Sunday, November 10, 2019

Tunisia: Ennahda Nominates Rachid Ghannouchi as Speaker of Parliament
Muslim democrats say they will also seek to appoint a prime minister of their choosing after last month's parliamentary poll

Rachid Ghannouchi (centre), whose Ennahda party came first in last month's parliamentary election, winning 52 seats (AFP)

By MEE staff
10 November 2019 15:52 UTC

Tunisia's Ennahda party has said it will nominate its leader, Rachid Ghannouchi, to be the new speaker of parliament, and also seek to appoint a prime minister of the party's choosing.

Abdul Karim al-Harouni, Ennahda's shura council speaker, said on Sunday that the movement had decided to nominate Ghannouchi, 78, for the post of speaker.

Ennahda won 52 seats in last month's parliamentary election, but fell well short of the 109 needed to govern outright.

The Muslim democrats have since maintained that one of its leaders should be prime minister because Tunisians gave it the responsibility to implement its electoral programmes.

Harouni said that the movement's shura council was prepared to engage in dialogue with a host of the country's political parties, "except those who questioned the [2011] revolution".

So far, it has held off from holding talks with Qalb Tounes, led by the media magnate and populist Nabil Karoui, and the Free Constitutional Party, led by Abir Moussi, an avowed apologist for the regime of former strongman Zein el-Abedine Ben Ali.

Qalb Tounes came second in the 6 October poll, winning 38 seats, while Moussi’s party managed to get 17.

In the shock vote, Nidaa Tounes, Ennahda's former coalition partner, won only three seats, down from 86 in the 2014 election.

Since the election, only the Conservative Karama coalition, which has 21 seats, has agreed to enter into a coalition with Ennahda.

Incumbent Prime Minister Youssef Chahed's Tahya Tounes party, the Attayar party and the Achaab Movement have all held off holding talks with the self-described Muslim democrats.

Fractured parliament

Tunisia's new parliament is set to convene on Wednesday, and the post of prime minister, who forms a government and manages most portfolios, should be chosen in the coming weeks.

Any political deadlock resulting from the sharply fragmented parliament could complicate Tunisia's efforts to address chronic economic problems that include a large public debt and 15 percent unemployment.
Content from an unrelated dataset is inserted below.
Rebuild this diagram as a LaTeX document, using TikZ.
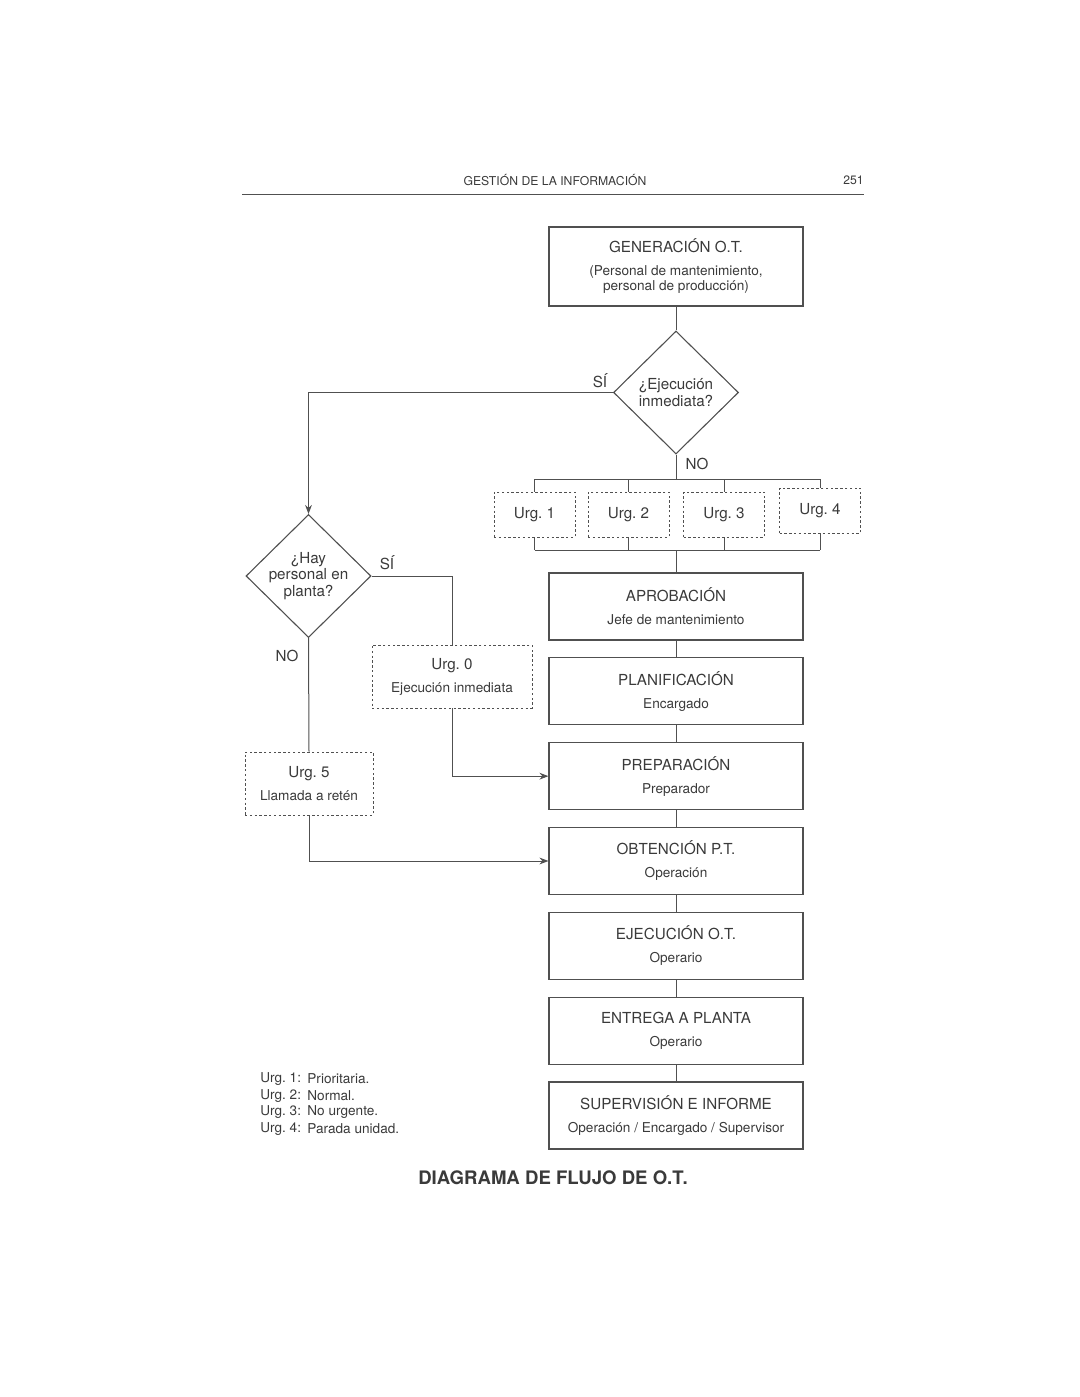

If Ennahda cannot form a government by early December, the president can ask another party to try. If it also fails and the deadlock persists, there will be another election.

Ghannouchi and several other Tunisian intellectuals founded the Islamic Tendency Movement in 1981, which became Ennahda in 1989, after being inspired by Egypt's Muslim Brotherhood.

The party was persecuted under the Ben Ali government and that of his predecessor, Habib Bourguiba, with Ghannouchi forced to live in exile in the UK for 20 years.

He returned home after the so-called Arab Spring uprisings to a triumphant welcome, with Ennahda securing 37 percent of the vote in the county's first post-revolution election in 2011.